Numerical integration of the data directly
We treated each daily measurement as the height of a rectangle one day wide and summed the areas of those rectangles.

The results were:

Total from fitted curve integration: 1,252,203,685
Total from rectangular (Riemann sum) integration: 1,255,666,364
Difference between the two methods: 3,462,679

6.11.1 What These Numbers Mean

Both methods produce totals of the same order of magnitude and are very close relative to the size of the total. The difference arises from several sources:

The fitted curve smooths over short-term variability in the data.
The rectangular method uses discrete daily values and approximates the curve with flat steps.
Random noise in the data affects the rectangle method more directly than the fitted model.

Importantly, the discrepancy is not an error—it reflects modeling choices.

6.11.2 Why This Matters

This comparison highlights a key idea in applied integration:

If you can justify a smooth functional model, integrating that model provides a clean, interpretable result.
If no trustworthy model exists, numerical integration allows you to compute totals directly from observations.
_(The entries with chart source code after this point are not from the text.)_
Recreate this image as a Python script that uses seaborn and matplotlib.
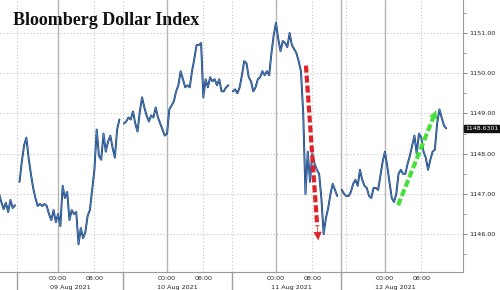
import numpy as np
import pandas as pd
import matplotlib
matplotlib.use("Agg")
import matplotlib.pyplot as plt
import matplotlib.transforms as mtransforms
import seaborn as sns

# ---------------- data ----------------
TITLE = "Bloomberg Dollar Index"
START = "2021-08-08 11:00"          # first sample, 30-minute bars
# index level, one reading per 30 minutes (NaN = gap in the feed)
values = [
    1147.0, 1146.8, 1146.62, 1146.78, 1146.55, 1146.85, 1146.65, 1146.72, np.nan, 1147.3,
    1147.8, 1148.2, 1148.4, 1147.9, 1147.5, 1147.15, 1146.9, 1146.7, 1146.75, 1146.7,
    1146.75, 1146.7, 1146.5, 1146.35, 1146.6, 1146.3, 1146.5, 1146.2, 1147.2, 1146.9,
    1147.05, 1146.35, 1146.6, 1146.5, 1146.55, 1145.75, 1146.15, 1145.9, 1146.05, 1146.45,
    1146.6, 1147.1, 1147.6, 1148.6, 1147.95, 1147.85, 1148.5, 1148.05, 1148.3, 1148.45,
    1148.15, 1147.9, 1148.6, 1148.85, np.nan, 1148.75, 1148.8, 1148.9, 1148.85, 1149.05,
    1148.75, 1148.55, 1149.05, 1149.4, 1149.15, 1148.95, 1148.8, 1148.95, 1148.9, 1149.15,
    1148.9, 1148.75, 1148.6, 1148.45, 1148.5, 1149.1, 1149.2, 1149.3, 1149.55, 1149.7,
    1150.05, 1149.85, 1149.65, 1149.7, 1149.65, 1150.05, 1150.35, 1150.7, 1150.7, 1150.75,
    1149.4, 1149.85, 1149.65, 1149.9, 1149.8, 1149.85, 1149.7, 1149.85, 1149.55, 1149.55,
    1149.65, 1149.7, np.nan, 1149.55, 1149.6, 1149.5, 1149.65, 1149.95, 1150.3, 1150.25,
    1149.9, 1149.8, 1149.55, 1149.65, 1149.85, 1149.9, 1150.05, 1149.95, 1150.05, 1149.95,
    1150.5, 1150.95, 1151.25, 1150.85, 1150.55, 1150.8, 1150.75, 1150.65, 1151.0, 1150.7,
    1150.6, 1150.5, 1150.3, 1150.05, 1149.0, 1147.0, 1148.05, 1147.3, 1148.0, 1147.75,
    1147.6, 1147.5, 1146.9, 1146.0, 1146.4, 1146.65, 1147.0, 1147.25, 1147.1, 1146.95,
    np.nan, 1147.1, 1147.0, 1146.95, 1146.95, 1147.05, 1147.25, 1147.35, 1147.2, 1147.6,
    1147.35, 1147.2, 1147.15, 1146.95, 1146.9, 1147.15, 1147.15, 1147.1, 1147.45, 1147.8,
    1148.05, 1147.7, 1147.3, 1146.9, 1146.8, 1147.0, 1147.5, 1147.6, 1147.5, 1147.5,
    1147.75, 1147.95, 1148.2, 1148.45, 1148.0, 1148.5, 1148.4, 1148.05, 1147.9, 1147.6,
    1147.85, 1148.05, 1148.1, 1148.75, 1149.1, 1148.9, 1148.7, 1148.63,
]
last_value = 1148.6301
y_ticks = [1146, 1147, 1148, 1149, 1150, 1151]
time_tick_labels = ["00:00", "08:00"]
time_tick_hours = [0, 8]                 # hour of day
day_labels = ["09 Aug 2021", "10 Aug 2021", "11 Aug 2021", "12 Aug 2021"]
day_label_hours = [2.6, 26.2, 51.5, 74.4]   # hours since 09 Aug 00:00
separator_hours = [-9.0, 14.3, 38.3, 62.3]
# annotation arrows: (hours, level) start -> end
red_arrow = [(54.6, 1150.19), (57.3, 1145.85)]
green_arrow = [(74.9, 1146.72), (83.3, 1149.08)]

# ---------------- frame ----------------
t0 = pd.Timestamp("2021-08-09 00:00")
times = pd.date_range(START, periods=len(values), freq="30min")
hours = (times - t0) / pd.Timedelta(hours=1)
df = pd.DataFrame({"hours": hours, "level": values})
df["seg"] = df["level"].isna().cumsum()
df = df.dropna()

sns.set_style("white")
plt.rcParams["font.family"] = ["DejaVu Sans"]

fig = plt.figure(figsize=(5, 2.9), dpi=100)
ax = fig.add_axes([0, 18 / 290, 463 / 500, 272 / 290])

ax.set_xlim(-12.8, 89.2)
ax.set_ylim(1145.06, 1151.82)

DOT = (0, (1.0, 2.0))
# grid
for y in y_ticks:
    ax.axhline(y, color="#c4c4c4", lw=0.8, ls=DOT, zorder=0)
for d in range(4):
    ax.axvline(24 * d, color="#b4b4b4", lw=1.0, zorder=0)
    ax.axvline(24 * d + 8, color="#c4c4c4", lw=0.8, ls=DOT, zorder=0)
for i, s in enumerate(separator_hours):
    if i < 3:
        ax.axvline(s, color="#c4c4c4", lw=0.8, ls=DOT, zorder=0)
    else:
        ax.axvline(s, color="#b4b4b4", lw=1.0, zorder=0)
        ax.axvline(s + 1.2, color="#c4c4c4", lw=0.8, ls=DOT, zorder=0)
    ax.axvline(s, ymin=-18 / 272, ymax=0, color="#a0a0a0", lw=1.0, clip_on=False)

# series
sns.lineplot(data=df, x="hours", y="level", units="seg", estimator=None,
             color="#1f3d6e", lw=1.4, ax=ax, zorder=3)
sns.lineplot(data=df, x="hours", y="level", units="seg", estimator=None,
             color="#4f8fd6", lw=0.5, ax=ax, zorder=4)

# arrows
def dashed_arrow(pts, color):
    (x0, y0), (x1, y1) = pts
    fx = x0 + (x1 - x0) * 0.92
    fy = y0 + (y1 - y0) * 0.92
    ax.plot([x0, fx], [y0, fy], color=color, lw=3.0, ls=(0, (1.7, 0.7)),
            solid_capstyle="butt", zorder=6)
    ax.annotate("", xy=(x1, y1), xytext=(fx, fy),
                arrowprops=dict(arrowstyle="-|>", color=color, lw=0.5,
                                mutation_scale=13, shrinkA=0, shrinkB=0),
                zorder=6)

dashed_arrow(red_arrow, "#e0232b")
dashed_arrow(green_arrow, "#47e03a")

# axes styling
for sp in ["left", "top"]:
    ax.spines[sp].set_visible(False)
ax.spines["right"].set_color("#9a9a9a")
ax.spines["bottom"].set_color("#9a9a9a")
ax.spines["right"].set_linewidth(0.8)
ax.spines["bottom"].set_linewidth(0.8)

ax.yaxis.tick_right()
ax.set_yticks(y_ticks)
ax.set_yticklabels([f"{v:.2f}" for v in y_ticks], fontsize=4.6, color="#222222")
ax.set_yticks([v + 0.5 for v in [1145] + y_ticks], minor=True)
ax.tick_params(axis="y", which="major", length=3, width=0.6, color="#777777", pad=1.5)
ax.tick_params(axis="y", which="minor", length=2, width=0.5, color="#777777", right=True)

xt = [24 * d + h for d in range(4) for h in time_tick_hours]
ax.set_xticks(xt)
ax.set_xticklabels([time_tick_labels[i % 2] for i in range(len(xt))],
                   fontsize=4.6, color="#222222")
ax.tick_params(axis="x", length=2, width=0.5, color="#777777", pad=1)
ax.set_xlabel("")
ax.set_ylabel("")

blend = mtransforms.blended_transform_factory(ax.transData, ax.transAxes)
for lab, h in zip(day_labels, day_label_hours):
    ax.text(h, -15.5 / 272, lab, transform=blend, ha="center", va="center",
            fontsize=4.6, color="#222222", clip_on=False)

# last value box
ax.annotate(f"{last_value:.4f}", xy=(1.0, last_value),
            xycoords=("axes fraction", "data"), xytext=(1.5, 0),
            textcoords="offset points", ha="left", va="center",
            fontsize=4.5, color="white",
            bbox=dict(boxstyle="square,pad=0.2", fc="#111111", ec="#111111"))

fig.text(13 / 500, 1 - 25 / 290, TITLE, fontsize=13, fontweight="bold",
         family=["Liberation Serif", "DejaVu Serif"], color="#111111",
         ha="left", va="baseline")

fig.savefig("out.png", dpi=100)
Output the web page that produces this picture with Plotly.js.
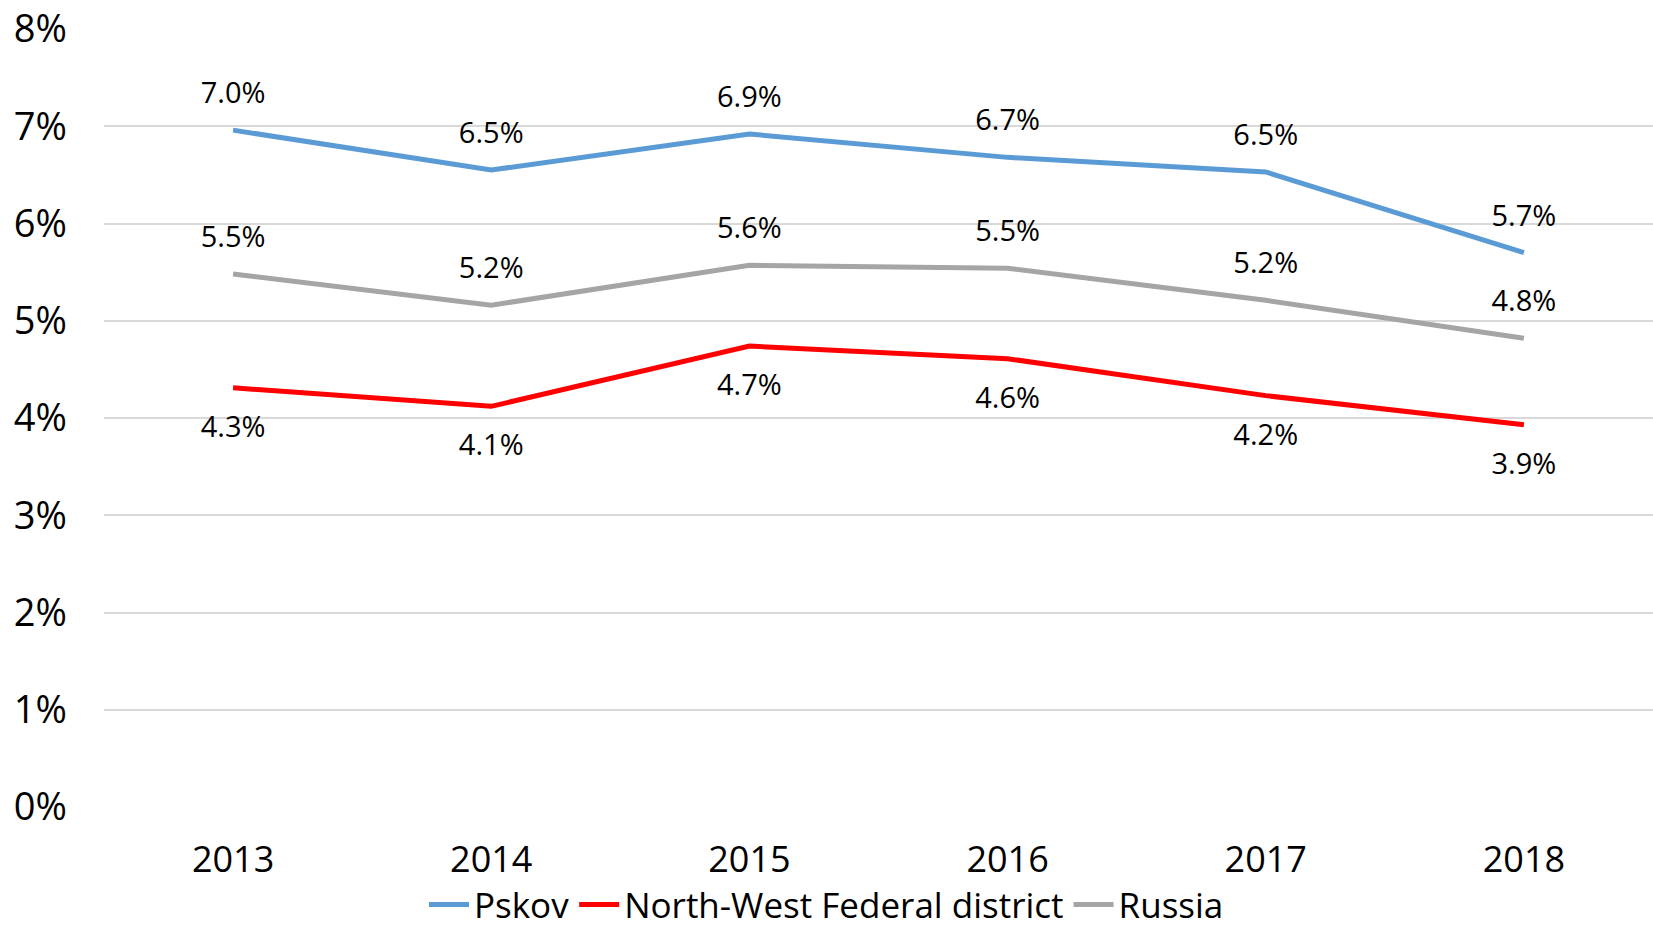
<!DOCTYPE html>
<html>
<head>
<meta charset="utf-8">
<script src="https://cdn.plot.ly/plotly-3.0.1.min.js"></script>
<style>html,body{margin:0;padding:0;background:#fff;}#chart{width:1653px;height:929px;}</style>
</head>
<body>
<div id="chart"></div>
<script>
const years = ['2013', '2014', '2015', '2016', '2017', '2018'];
const pskov = [6.96, 6.55, 6.92, 6.68, 6.53, 5.70];
const northWest = [4.31, 4.12, 4.74, 4.61, 4.23, 3.93];
const russia = [5.48, 5.16, 5.57, 5.54, 5.21, 4.82];
const seriesNames = ['Pskov', 'North-West Federal district', 'Russia'];
const yTicks = [0, 1, 2, 3, 4, 5, 6, 7, 8];

const FONT = 'Open Sans, Lato, sans-serif';
const colors = ['#5b9bd5', '#ff0000', '#a5a5a5'];
const seriesData = [pskov, northWest, russia];
const textPos = ['top center', 'bottom center', 'top center'];
const ghostMarker = [30, 42, 30];

const lineTraces = seriesData.map((vals, i) => ({
  type: 'scatter',
  mode: 'lines',
  x: years,
  y: vals,
  name: seriesNames[i],
  line: {color: colors[i], width: 5},
  hoverinfo: 'skip'
}));

const labelTraces = seriesData.map((vals, i) => ({
  type: 'scatter',
  mode: 'markers+text',
  x: years,
  y: vals,
  showlegend: false,
  marker: {size: ghostMarker[i], opacity: 0, color: colors[i]},
  text: vals.map(v => v.toFixed(1) + '%'),
  textposition: textPos[i],
  textfont: {family: FONT, size: 29, color: '#000'},
  cliponaxis: false,
  hoverinfo: 'skip'
}));

const layout = {
  width: 1653, height: 929,
  margin: {l: 104, r: 0, t: 29, b: 122},
  paper_bgcolor: '#ffffff',
  plot_bgcolor: '#ffffff',
  showlegend: true,
  legend: {
    orientation: 'h', x: 0.5, xref: 'container', xanchor: 'center',
    y: 0.026, yref: 'container', yanchor: 'middle',
    bgcolor: 'rgba(0,0,0,0)',
    font: {family: FONT, size: 35, color: '#000'},
    itemwidth: 40, tracegroupgap: 0
  },
  xaxis: {
    type: 'category',
    range: [-0.5, 5.5],
    showgrid: false, zeroline: false, showline: false,
    ticks: '',
    ticklabelstandoff: 28,
    tickfont: {family: FONT, size: 36, color: '#000'}
  },
  yaxis: {
    range: [0, 8],
    tickvals: yTicks,
    ticktext: yTicks.map(t => t + '%'),
    showgrid: true, gridcolor: '#d9d9d9', gridwidth: 2,
    zeroline: false, showline: false, ticks: '',
    ticklabelstandoff: 36,
    tickfont: {family: FONT, size: 38, color: '#000'}
  }
};

Plotly.newPlot('chart', lineTraces.concat(labelTraces), layout, {displayModeBar: false, staticPlot: true});
</script>
</body>
</html>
In practice, both approaches are valuable. Comparing them helps assess sensitivity to assumptions and builds confidence in the resulting totals.

At its core, numerical integration keeps the original meaning of an integral intact:
adding up many small contributions to understand accumulation, even when exact formulas are out of reach.

6.11.3 Why Numerical Integration Matters

Numerical integration is essential when:

data are discrete rather than continuous,
models are too complex to integrate symbolically,
results must be computed directly from observations.

In applied work, it is often the default, not the exception.

The key idea is this:

Even when we cannot write down a function we can integrate, we can still compute meaningful totals.

Numerical integration bridges the gap between real-world data and the mathematical concept of accumulation—allowing integrals to remain useful even when exact formulas are out of reach.